As we embark on this conversation in written word Neal, I'm drawn to remember the rhythm of our face-to-face discussions whilst working through projects. I feel the beginning words of slow scoping; then a doubling-back; an impulse to take a suddenly revealed side route; a errant aside unfurls as something to swing from; and a little field of forces seems to be emerging that gain, retain or dissolve their power to draw us in. There's a kind of shared rhythmic understanding to these exchanges we've had together, like one develops with a bushwalking partner, a fellow traveler, a kitchen colleague or a music-making friend (all of which I think we've also done together in varying degrees.)

Perhaps our experience in each moment of project work is akin to a creek crossing. We reach the other side with an effect: most tangibly the crossing is evidenced by a 'thing' of communicative function (tickets, a program, a book, a website), yet it is the flow of the waters we've been engaged in that is of concern, that pre-existed and that continue to flow despite our intervention, but perhaps somehow differently, for a moment or more.

I value that in your practice you take the time to feel out the forces at play in the situation that you enter. Throughout this work I've privileged what I've called a 'tram-way of knowing' as an organising allegorical structure, and there's now an attunement that we have with each other's judgements that has come from collaborative experience.

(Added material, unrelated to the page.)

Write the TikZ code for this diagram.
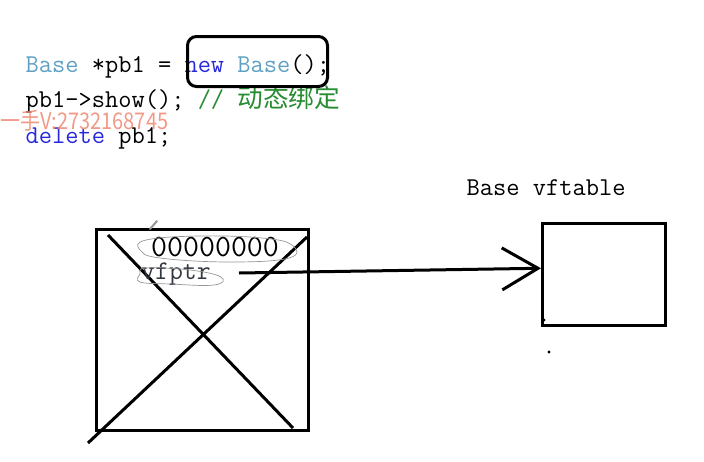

I'm curious to hear about what you have noted as organising or characterising the qualities of this collaborative work we've been doing. It seems to me that in addition to this work being an encounter with the material nature of the projects at hand (for instance the work of others' crafting - like that of a Pakistani vehicle decorator or a Bengali scroll painter - or photographic representations of an installation, or traces of an event), it also has involved the encounter between the two of us. And by extension, we know that other 'forces' of influence have played roles in different aspects of these projects. In this sense I see that there is something akin to a process of translation taking place in the work you've been involved in.